Alastair MacDonald
Reuters (Blog)
October 26, 2009 - 12:00am

Want to know how it feels to be George Mitchell, President Obama’s special envoy to the Middle East? Try getting from Jerusalem to Ramallah on a typical weekday at the rush hour. And experience stalemate, frustration, competitive selfishness, blind fury and an absence of movement that even the most stubborn and blinkered of West Bank bus drivers might see as a metaphor for the peace process that is going nowhere fast right now.

It took me 2 full hours to drive the 100 metres (yards) or so from the Israeli military checkpoint in the West Bank barrier around Jerusalem to reach the relatively open main street through Qalandiya refugee camp, the gateway to Ramallah. The reason? Well, at its simplest it’s traffic chaos caused by anarchy, a vacuum of law and order. Look further, as with much else in the Middle East, and you get a conflicting and contrasting range of explanations.

Traffic coming through the Israeli checkpoint must merge with that arriving on a main road that follows the West Bank barrier on the Palestinian side. Just beyond the checkpoint, where these two flows merge, they must also cross with traffic going in the opposite direction, from Ramallah, either into the checkpoint or along the barrier. The snag? No traffic lights, no traffic police, no nothing (barely smooth tarmac and certainly no painted junction lines) at the crossroads. The result? Check out the picture above.

Why does it happen? For many Palestinians, the cause as in so many other respects is Israel. Take away the checkpoint and the Jewish settlements protected by further military posts and traffic would circulate much more easily. For Israelis, the checkpoints, barrier and so on are the result of Palestinian violence during the Intifada of the first part of this decade. Bad traffic is the price ordinary Palestinians are paying. Dig further, and each side will come up with a long line of causes and counter-causes going back many decades, if not millennia. Stuck in a jam at Qalandiya checkpoint, you have time to muse on all of them, believe me.

There are a few nuances. Palestinians point out that the violence of the Intifada has died away.
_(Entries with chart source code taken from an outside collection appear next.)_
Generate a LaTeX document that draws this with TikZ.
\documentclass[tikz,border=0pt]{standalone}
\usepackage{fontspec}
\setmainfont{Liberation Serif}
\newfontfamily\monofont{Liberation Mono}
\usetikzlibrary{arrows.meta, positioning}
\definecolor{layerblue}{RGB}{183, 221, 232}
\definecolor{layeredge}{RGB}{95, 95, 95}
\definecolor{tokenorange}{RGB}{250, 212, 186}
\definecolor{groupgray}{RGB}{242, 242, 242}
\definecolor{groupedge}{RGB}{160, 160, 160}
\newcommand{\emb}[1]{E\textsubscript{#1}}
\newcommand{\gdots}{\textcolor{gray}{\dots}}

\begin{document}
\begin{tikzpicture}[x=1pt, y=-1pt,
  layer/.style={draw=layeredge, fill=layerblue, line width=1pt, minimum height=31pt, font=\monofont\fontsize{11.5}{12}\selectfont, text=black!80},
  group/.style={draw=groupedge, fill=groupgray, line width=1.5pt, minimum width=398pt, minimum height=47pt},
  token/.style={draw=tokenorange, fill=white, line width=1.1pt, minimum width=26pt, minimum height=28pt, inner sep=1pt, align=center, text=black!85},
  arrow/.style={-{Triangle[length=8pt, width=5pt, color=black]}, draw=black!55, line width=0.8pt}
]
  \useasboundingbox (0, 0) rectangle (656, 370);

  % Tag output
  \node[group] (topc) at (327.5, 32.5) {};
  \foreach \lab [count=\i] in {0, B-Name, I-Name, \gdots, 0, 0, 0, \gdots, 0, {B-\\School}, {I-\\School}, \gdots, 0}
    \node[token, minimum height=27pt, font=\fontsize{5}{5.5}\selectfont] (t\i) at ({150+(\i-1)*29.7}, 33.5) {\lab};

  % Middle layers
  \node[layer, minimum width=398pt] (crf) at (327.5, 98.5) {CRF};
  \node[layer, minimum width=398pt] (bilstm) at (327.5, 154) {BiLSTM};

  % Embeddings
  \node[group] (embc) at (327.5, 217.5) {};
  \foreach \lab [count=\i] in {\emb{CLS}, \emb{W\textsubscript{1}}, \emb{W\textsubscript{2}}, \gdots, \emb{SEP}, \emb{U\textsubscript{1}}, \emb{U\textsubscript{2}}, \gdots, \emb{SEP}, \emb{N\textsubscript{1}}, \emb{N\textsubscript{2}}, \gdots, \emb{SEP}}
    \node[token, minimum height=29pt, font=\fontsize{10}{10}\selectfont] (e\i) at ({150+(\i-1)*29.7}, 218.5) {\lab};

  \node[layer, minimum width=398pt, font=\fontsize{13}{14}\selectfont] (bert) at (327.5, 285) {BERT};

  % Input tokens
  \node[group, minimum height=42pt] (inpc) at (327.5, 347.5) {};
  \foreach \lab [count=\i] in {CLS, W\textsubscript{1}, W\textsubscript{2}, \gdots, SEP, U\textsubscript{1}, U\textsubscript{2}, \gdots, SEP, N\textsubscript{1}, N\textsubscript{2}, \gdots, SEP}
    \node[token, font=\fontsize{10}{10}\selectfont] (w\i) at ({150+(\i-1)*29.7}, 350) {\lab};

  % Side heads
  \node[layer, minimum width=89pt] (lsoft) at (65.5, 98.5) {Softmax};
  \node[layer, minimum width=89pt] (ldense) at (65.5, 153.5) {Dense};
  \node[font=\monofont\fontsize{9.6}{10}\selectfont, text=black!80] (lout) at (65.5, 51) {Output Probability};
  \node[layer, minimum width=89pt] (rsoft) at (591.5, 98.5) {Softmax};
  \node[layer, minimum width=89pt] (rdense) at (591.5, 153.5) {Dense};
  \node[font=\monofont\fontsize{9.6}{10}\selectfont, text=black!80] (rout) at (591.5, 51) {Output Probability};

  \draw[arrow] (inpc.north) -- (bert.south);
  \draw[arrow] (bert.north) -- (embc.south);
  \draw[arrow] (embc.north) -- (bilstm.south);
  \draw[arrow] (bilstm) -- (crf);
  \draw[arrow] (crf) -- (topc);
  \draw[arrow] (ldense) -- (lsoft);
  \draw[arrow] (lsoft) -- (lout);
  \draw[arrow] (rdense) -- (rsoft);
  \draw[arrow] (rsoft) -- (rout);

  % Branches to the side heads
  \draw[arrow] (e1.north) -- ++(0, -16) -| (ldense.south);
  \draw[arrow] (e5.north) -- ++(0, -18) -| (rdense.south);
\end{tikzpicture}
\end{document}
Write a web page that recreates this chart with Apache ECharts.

But Israelis note that a security guard was wounded in a stabbing at Qalandiya only on Sunday. As I sat imprisoned in a car on Monday, boys aged 14 or less took advantage of the inability of Israeli jeeps to drive out and grab them to lob stones into the checkpoint. Palestinians complain that Israeli troops have authority over the roads around the checkpoint under the Olso accords of the 1990s, but in fact show little or no interest in managing traffic beyond the confines of the checkpoints search bays. Palestinians argue that they manage traffic pretty well in Ramallah itself. A minor economic upswing in the past few months in the West Bank, grudgingly attributed at least in part to Israeli Prime Minister Benjamin Netanyahu’s policy of easing security roadblocks, seems to have contributed to bringing more cars onto the roads. Traffic lights and traffic cops keep reasonable order in the Palestinian cities. But out in the no man’s land close to the Israeli barrier, they are not allowed to operate.

What else can you learn sitting tight for a couple of hours breathing other people’s exhaust fumes? 1. Yasser Arafat is still popular, as attested to by some nifty graffiti art on the wall itself. 2. It’s an ill wind that blows no good in the Middle East - enterprising young men were hawking gum, cigarettes and sunglasses with rather more success than usual to the stranded motorists. 3. Brutally selfish pig-headedness seems to pay, after a fashion, in these parts. The guys with the baddest attitude and least regard for their fellow man or woman, seem to get to the front of the queue, and no one seems able to stop them.

That’s a pretty sad lesson to take away, but one that Mr Mitchell may be becoming familiar with as he struggles to coax anything looking like compromise from any of his interlocutors. However, if one can find any positives, perhaps it is this. I did eventually get across the crossroads, even if it did take a big chunk of my afternoon. And I did so quicker than I might have done if total anarchy had prevailed. For, in time, at least, in this small, ugly, scarred spot of the Middle East, ordinary people did come to the rescue. Groups of men from the refugee camp, with no obvious authority but the odd chequered headscarf, leather jacket or a don’t-mess-with-me moustache, started directing the traffic, blocking everything from cheeky Suzukis to belching 16-wheelers with their bodies and forcing apart the gridlocked mess to start the process of clearing the backlog. A few thousand years after Moses and the Red Sea, another miracle in the Middle East. Mr Mitchell may have to hope for one. But at least the good folk of Qalandiya camp showed that, just maybe, such things really can happen around here.

I wouldn’t bet on it. But thanks anyway, guys.